The traditional guideline is no more than 28% of gross monthly income for housing costs (the "front-end ratio") and no more than 36% for total debt payments including housing (the "back-end ratio"). However, many financial advisors recommend 25% or less of take-home pay for a more comfortable financial position. The right number depends on your other financial goals and obligations.

How does my credit score affect home affordability?

Your credit score directly impacts your mortgage interest rate. A buyer with a 760+ score might qualify for a rate 0.5-1.0% lower than someone with a 660 score. On a $300,000 loan, that difference translates to $100-200 per month in payment savings, effectively increasing affordability by $20,000-40,000 in purchase price. Improving credit before buying can significantly expand your options.

Can I afford a home if I have student loan debt?

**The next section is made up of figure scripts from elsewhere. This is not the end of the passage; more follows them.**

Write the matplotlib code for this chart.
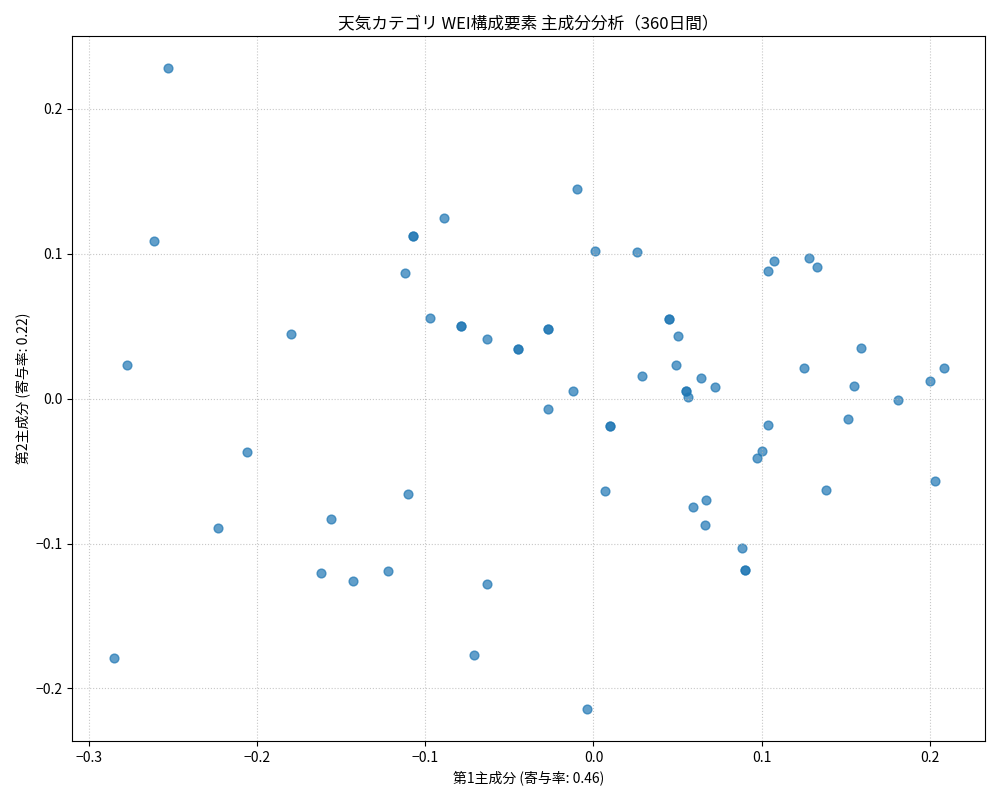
import matplotlib
matplotlib.use("Agg")
import matplotlib.pyplot as plt

plt.rcParams['font.family'] = ['Noto Sans CJK JP', 'DejaVu Sans']

# principal component scores (duplicates appear darker)
pc1 = [-0.253, -0.261, -0.277, -0.285, -0.180, -0.206, -0.223, -0.162, -0.156, -0.143,
       -0.122, -0.110, -0.112, -0.107, -0.107, -0.089, -0.097, -0.079, -0.079, -0.063,
       -0.045, -0.045, -0.027, -0.027, -0.027, -0.012, -0.010, 0.001, -0.063, -0.071,
       -0.004, 0.007, 0.010, 0.010, 0.026, 0.029, 0.045, 0.045, 0.050, 0.049,
       0.055, 0.055, 0.056, 0.064, 0.072, 0.059, 0.067, 0.066, 0.088, 0.090,
       0.090, 0.097, 0.100, 0.104, 0.104, 0.107, 0.128, 0.133, 0.125, 0.138,
       0.151, 0.155, 0.159, 0.181, 0.200, 0.208, 0.203]
pc2 = [0.228, 0.109, 0.023, -0.179, 0.045, -0.037, -0.089, -0.120, -0.083, -0.126,
       -0.119, -0.066, 0.087, 0.112, 0.112, 0.125, 0.056, 0.050, 0.050, 0.041,
       0.034, 0.034, 0.048, 0.048, -0.007, 0.005, 0.145, 0.102, -0.128, -0.177,
       -0.214, -0.064, -0.019, -0.019, 0.101, 0.016, 0.055, 0.055, 0.043, 0.023,
       0.005, 0.005, 0.001, 0.014, 0.008, -0.075, -0.070, -0.087, -0.103, -0.118,
       -0.118, -0.041, -0.036, -0.018, 0.088, 0.095, 0.097, 0.091, 0.021, -0.063,
       -0.014, 0.009, 0.035, -0.001, 0.012, 0.021, -0.057]

fig, ax = plt.subplots(figsize=(10, 8), dpi=100)
ax.scatter(pc1, pc2, color='#1f77b4', alpha=0.7, s=40)
ax.set_title('天気カテゴリ WEI構成要素 主成分分析（360日間）')
ax.set_xlabel('第1主成分 (寄与率: 0.46)')
ax.set_ylabel('第2主成分 (寄与率: 0.22)')
ax.grid(True, linestyle=':', alpha=0.7)
plt.tight_layout()
plt.savefig('out.png')
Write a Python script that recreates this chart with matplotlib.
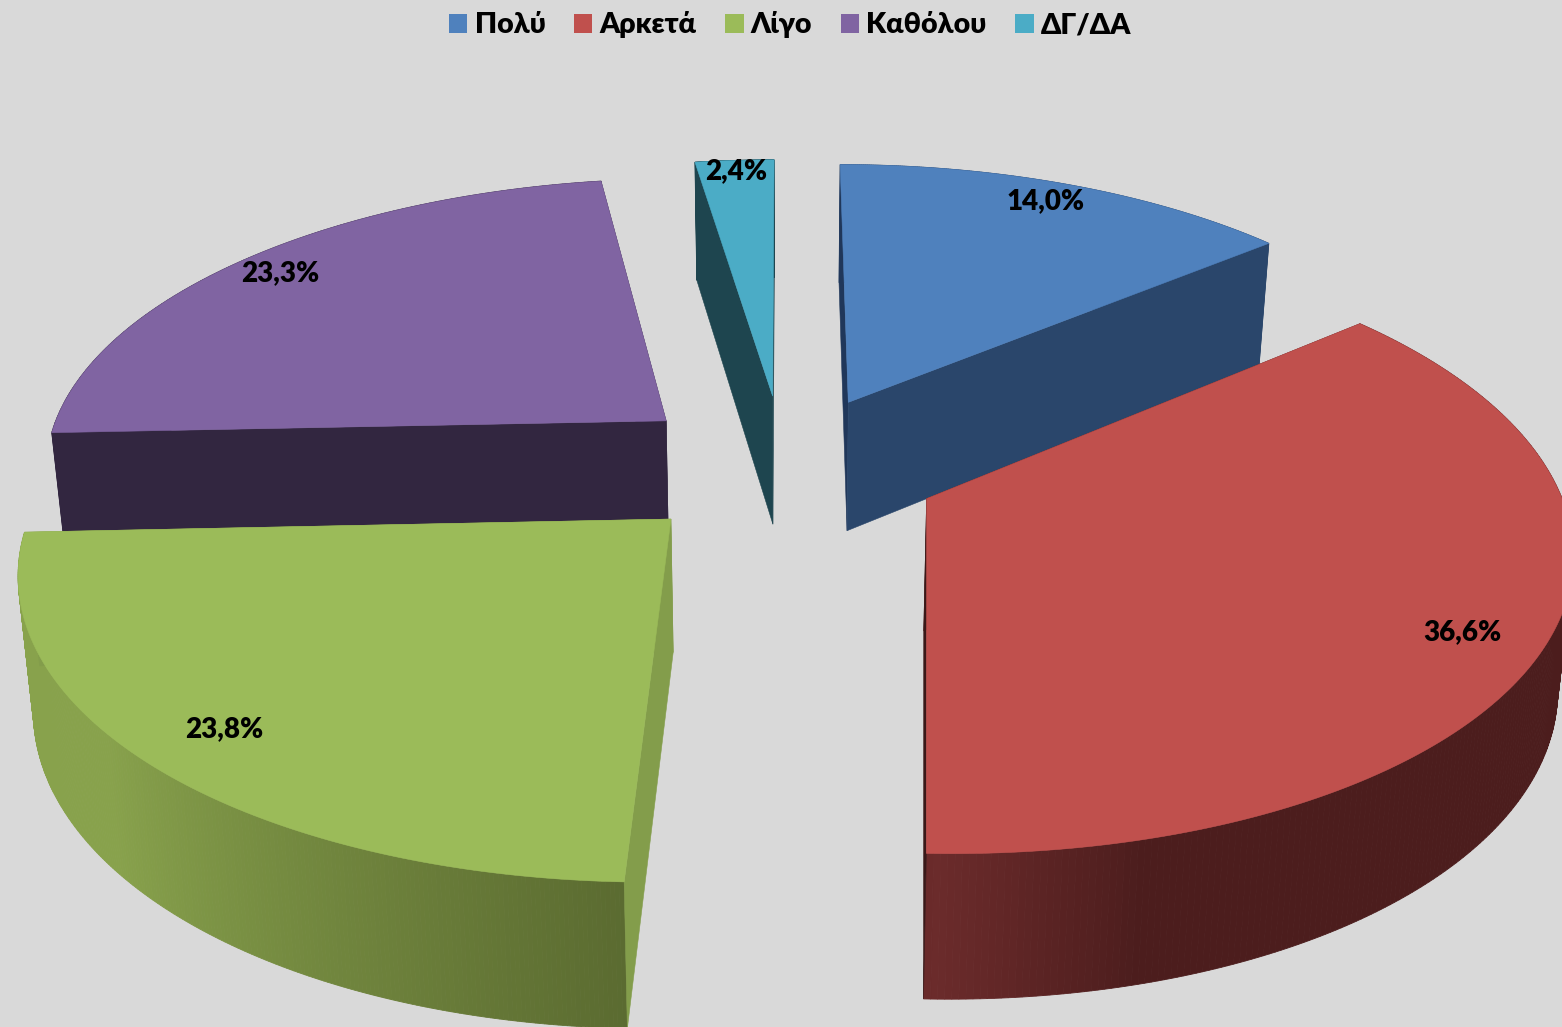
"""Exploded 3D pie chart, drawn by projecting each slice through a small perspective model."""

import numpy as np
import matplotlib
matplotlib.use("Agg")
import matplotlib.pyplot as plt
from matplotlib.colors import to_rgb
from matplotlib.patches import Patch

plt.rcParams["font.family"] = ["Lato", "Noto Sans", "DejaVu Sans"]

categories = ["Πολύ", "Αρκετά", "Λίγο", "Καθόλου", "ΔΓ/ΔΑ"]
values = [14.0, 36.6, 23.8, 23.3, 2.4]

top_colors = ["#4f81bd", "#c0504d", "#9bbb59", "#8064a2", "#4bacc6"]
start_cut_colors = ["#20375a", "#4c1d1d", "#839d4b", "#322640", "#1e454f"]
end_cut_colors = ["#2a466b", "#3a1818", "#839d4b", "#322640", "#1e454f"]
# wall colour at the front of the pie, and the colour it reaches further round
wall_front = ["#2a466b", "#6b2b2b", "#5a6a30", "#322640", "#1e454f"]
wall_side = ["#2a466b", "#4c1d1d", "#88a24c", "#322640", "#1e454f"]
wall_fade_deg = [60, 16, 50, 60, 60]
label_radii = [0.91, 0.88, 0.87, 0.91, 0.95]
label_shift_deg = [-0.6, 2.0, 0, 0, 0]

BG = "#d9d9d9"
CX, CY = 784, 466      # pie centre in pixels
A, B = 625, 291        # horizontal and vertical radius before perspective
P = 0.15               # perspective of the top face
DEPTH, Q = 131, 0.09   # wall height and how it shrinks to the back
BOTTOM_SHRINK = 0.02
EXPLODE = 0.25


def project(x, y, z=0.0):
    w = 1 + P * y
    sx = CX + A * x / w * (1 - BOTTOM_SHRINK * z)
    sy = CY - B * y / w + DEPTH * z / (1 + Q * y)
    return sx, sy


def arc(theta, ox, oy):
    return ox + np.sin(theta), oy + np.cos(theta)


fig = plt.figure(figsize=(15.62, 10.27), dpi=100, facecolor=BG)
ax = fig.add_axes([0, 0, 1, 1])
ax.set_xlim(0, 1562)
ax.set_ylim(1027, 0)
ax.axis("off")

shares = np.array(values) / np.sum(values) * 2 * np.pi
starts = np.concatenate([[0], np.cumsum(shares)[:-1]])
ends = starts + shares

# back to front so nearer slices overlap the ones behind them
for order, i in enumerate([4, 0, 3, 2, 1]):
    mid = (starts[i] + ends[i]) / 2
    ox, oy = EXPLODE * np.sin(mid), EXPLODE * np.cos(mid)
    theta = np.linspace(starts[i], ends[i], 240)
    xs, ys = arc(theta, ox, oy)

    # outer wall, in thin strips so the shading can change round the rim
    front = np.array(to_rgb(wall_front[i]))
    side = np.array(to_rgb(wall_side[i]))
    for k in range(len(theta) - 1):
        off = abs(np.degrees((theta[k] + theta[k + 1]) / 2) - 181)
        t = min(off / wall_fade_deg[i], 1.0)
        color = front + (side - front) * t
        x0, y0 = project(xs[k:k + 2], ys[k:k + 2])
        x1, y1 = project(xs[k:k + 2], ys[k:k + 2], 1.0)
        ax.fill(np.r_[x0, x1[::-1]], np.r_[y0, y1[::-1]], color=color, lw=0.6, zorder=order)

    # the two cut faces, the one further back first
    faces = [(starts[i], start_cut_colors[i]), (ends[i], end_cut_colors[i])]
    faces.sort(key=lambda f: -np.cos(f[0]))
    for angle, color in faces:
        ex, ey = arc(angle, ox, oy)
        fx = [ox, ex, ex, ox]
        fy = [oy, ey, ey, oy]
        fz = [0, 0, 1, 1]
        px, py = zip(*[project(a, b, c) for a, b, c in zip(fx, fy, fz)])
        ax.fill(px, py, color=color, lw=0.4, zorder=order)

    # top face
    tx, ty = project(np.r_[ox, xs], np.r_[oy, ys])
    ax.fill(tx, ty, color=top_colors[i], lw=0.4, zorder=order)

    r = label_radii[i]
    la = mid + np.radians(label_shift_deg[i])
    lx, ly = project(ox + r * np.sin(la), oy + r * np.cos(la))
    ax.text(lx, ly, f"{values[i]:.1f}%".replace(".", ","), fontsize=20, fontweight="heavy",
            ha="center", va="center", color="black", zorder=10)

handles = [Patch(facecolor=c, edgecolor="none") for c in top_colors]
fig.legend(handles, categories, loc="upper center", bbox_to_anchor=(0.5058, 0.992), ncols=5,
           frameon=False, prop={"size": 20.5, "weight": "heavy"}, handlelength=0.65, handleheight=0.65,
           handletextpad=0.25, columnspacing=1.0, borderaxespad=0.0, borderpad=0.1)

fig.savefig("out.png", dpi=100, facecolor=BG)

Yes, but student loans reduce your borrowing power by increasing your debt-to-income ratio. For example, a $400/month student loan payment reduces your qualifying mortgage amount by roughly $70,000-90,000. Some loan programs use income-based repayment amounts rather than total balance for DTI calculations, which can help. The calculator models the exact impact of your student loans on your purchasing power.

How much should I save for a down payment?

While 20% down is ideal (it avoids PMI and provides strong equity), many programs allow 3-5% down for conventional loans and 3.5% for FHA. VA and USDA loans offer 0% down for eligible buyers. The right down payment balances maximizing purchasing power, avoiding PMI, and maintaining adequate cash reserves for emergencies and moving costs.

Do rising interest rates mean I should wait to buy?

Not necessarily. While higher rates reduce monthly affordability, waiting means continued rent payments without building equity, and home prices may continue rising. Historically, buyers who wait for "perfect" rates often find that other market conditions have changed. The calculator helps model current affordability versus projected scenarios so you can make a data-driven decision rather than speculating.